Understand the truth about debit cards and credit building, plus effective ways to establish and improve your credit score.
Understand the truth about debit cards and credit building, plus effective ways to establish and improve your credit score.
Many people wonder if their everyday financial activities, such as using a debit card, can contribute to building a credit history. This article clarifies the differences between debit cards and credit scores, explains why debit card usage does not impact credit, and provides strategies for building credit.
A debit card provides electronic access to your own money held in a bank account. When you use a debit card, funds are immediately deducted from your checking account for purchases or cash withdrawals. This means you are spending money you already possess rather than borrowing. These cards offer convenience and help with budget management by preventing overspending.
A credit score is a numerical representation of an individual’s creditworthiness. It is a three-digit number, ranging from 300 to 850, that estimates how likely you are to repay borrowed money on time. Lenders use this score to evaluate the risk associated with extending credit, influencing decisions on loans, credit cards, and housing applications. A higher score often leads to more favorable terms, such as lower interest rates.
Debit card transactions do not contribute to your credit score because they do not involve borrowing money. When you use a debit card, you are simply accessing your own deposited funds, meaning there is no debt created or repayment history to track. Credit bureaus primarily record activities related to credit accounts.
Credit bureaus monitor financial obligations where money is borrowed and repaid over time, such as credit cards, mortgages, and various types of loans. Since debit card usage does not fall into this category, there is no information for financial institutions to report to these bureaus. Therefore, their use does not generate the data necessary to establish or improve a credit score.
Establishing and building credit involves demonstrating responsible management of borrowed funds over time. Secured credit cards offer a structured way to begin, requiring a cash deposit that acts as your credit limit, often ranging from $200 to $500. This deposit reduces risk for the issuer, making them accessible to individuals with limited or no credit history. Regular, on-time payments on a secured card are reported to credit bureaus, helping to build a positive payment history.

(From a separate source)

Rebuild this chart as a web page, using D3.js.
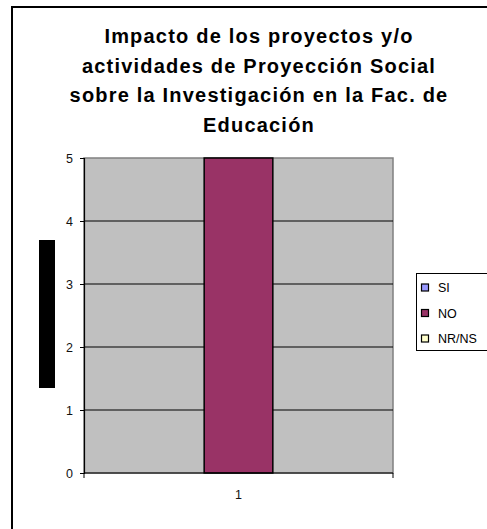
<!DOCTYPE html>
<html><head><meta charset="utf-8">
<script src="https://cdn.jsdelivr.net/npm/d3@7"></script>
<style>body{margin:0;background:#fff}svg{display:block}</style>
</head><body>
<script>
const categories = ["1"];
const seriesNames = ["SI", "NO", "NR/NS"];
const seriesColors = ["#9999FF", "#993366", "#FFFFCC"];
const seriesValues = [[0], [5], [0]];
const yTicks = [0, 1, 2, 3, 4, 5];
const titleLines = ["Impacto de los proyectos y/o", "actividades de Proyección Social", "sobre la Investigación en la Fac. de", "Educación"];

const W = 487, H = 529;
const svg = d3.select("body").append("svg").attr("width", W).attr("height", H);
const font = "'Liberation Sans', Arial, sans-serif";

// outer chart border
svg.append("rect").attr("x", 12).attr("y", 7).attr("width", 500).attr("height", 540)
  .attr("fill", "none").attr("stroke", "#000").attr("stroke-width", 2);

// title
const title = svg.append("text").attr("text-anchor", "middle").attr("font-family", font)
  .attr("font-weight", "bold").attr("font-size", 20).attr("letter-spacing", 1.2).attr("fill", "#000");
titleLines.forEach((t, i) => {
  title.append("tspan").attr("x", 259).attr("y", 43 + i * 29.5).text(t);
});

const plot = {l: 84, r: 393, t: 158, b: 473};
const x0 = d3.scaleBand().domain(categories).range([plot.l, plot.r]).paddingInner(0).paddingOuter(0);
const x1 = d3.scaleBand().domain(seriesNames).range([0, x0.bandwidth()]).paddingInner(0).paddingOuter(0.75);
const y = d3.scaleLinear().domain([0, 5]).range([plot.b, plot.t]);

// plot background
svg.append("rect").attr("x", plot.l).attr("y", plot.t).attr("width", plot.r - plot.l).attr("height", plot.b - plot.t)
  .attr("fill", "#C0C0C0").attr("stroke", "#808080").attr("stroke-width", 1.5);

// gridlines
svg.append("g").selectAll("line").data(yTicks.filter(d => d > 0 && d < 5)).join("line")
  .attr("x1", plot.l).attr("x2", plot.r).attr("y1", d => y(d)).attr("y2", d => y(d))
  .attr("stroke", "#000").attr("stroke-width", 1.2);

// bars
categories.forEach((c, ci) => {
  seriesNames.forEach((s, si) => {
    const v = seriesValues[si][ci];
    if (v <= 0) return;
    svg.append("rect").attr("x", x0(c) + x1(s)).attr("y", y(v))
      .attr("width", x1.bandwidth()).attr("height", y(0) - y(v))
      .attr("fill", seriesColors[si]).attr("stroke", "#000").attr("stroke-width", 1.5);
  });
});

// y axis
const yAxis = d3.axisLeft(y).tickValues(yTicks).tickSize(4).tickPadding(7).tickFormat(d3.format("d"));
const gy = svg.append("g").attr("transform", `translate(${plot.l},0)`).call(yAxis);
gy.select(".domain").attr("stroke", "#000").attr("stroke-width", 1.2);
gy.selectAll("text").attr("font-family", font).attr("font-size", 12.5).attr("fill", "#111");

// x axis
const gx = svg.append("g").attr("transform", `translate(0,${plot.b})`);
gx.append("line").attr("x1", plot.l).attr("x2", plot.r).attr("stroke", "#000").attr("stroke-width", 1.2);
[plot.l, plot.r].forEach(px => gx.append("line").attr("x1", px).attr("x2", px).attr("y1", 0).attr("y2", 5).attr("stroke", "#000"));
gx.selectAll("text.cat").data(categories).join("text").attr("class", "cat")
  .attr("x", d => x0(d) + x0.bandwidth() / 2).attr("y", 26).attr("text-anchor", "middle")
  .attr("font-family", font).attr("font-size", 12.5).attr("fill", "#111").text(d => d);

// y axis title placeholder (black block)
svg.append("rect").attr("x", 39).attr("y", 240).attr("width", 16).attr("height", 148).attr("fill", "#000");

// legend
const lg = svg.append("g");
lg.append("rect").attr("x", 416.5).attr("y", 273.5).attr("width", 80).attr("height", 77)
  .attr("fill", "#fff").attr("stroke", "#000");
seriesNames.forEach((s, i) => {
  const yy = 287.5 + i * 25.5;
  lg.append("rect").attr("x", 421.5).attr("y", yy - 3.5).attr("width", 7).attr("height", 7)
    .attr("fill", seriesColors[i]).attr("stroke", "#000").attr("stroke-width", 1.2);
  lg.append("text").attr("x", 438).attr("y", yy + 4.5).attr("font-family", font).attr("font-size", 12.5)
    .attr("fill", "#000").text(s);
});
</script>
</body></html>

Credit-builder loans provide another avenue for establishing credit. The funds are held by the lender in a savings account or Certificate of Deposit (CD) until the loan is fully repaid. Borrowers make fixed monthly payments over a set term, typically 6 to 24 months, and these payments are reported to credit bureaus. This process allows individuals to demonstrate consistent, on-time payment behavior, which is then reflected in their credit history.
Becoming an authorized user on an existing credit card account can also help build credit, provided the primary account holder maintains a positive payment history and low credit utilization. The account’s history may appear on the authorized user’s credit report, potentially benefiting their score. However, this strategy carries risks, as irresponsible use by the primary cardholder, such as late payments or high balances, can negatively impact the authorized user’s credit score.
Timely payments on certain bills can contribute to credit building through reporting services. Student loan payments are reported to credit bureaus, and consistent on-time payments can positively impact your credit score. While rent payments are not traditionally reported, rent reporting services can allow your on-time payments to be included in your credit report, helping to establish or improve your score. These services often charge a fee and may report to one or all three major credit bureaus.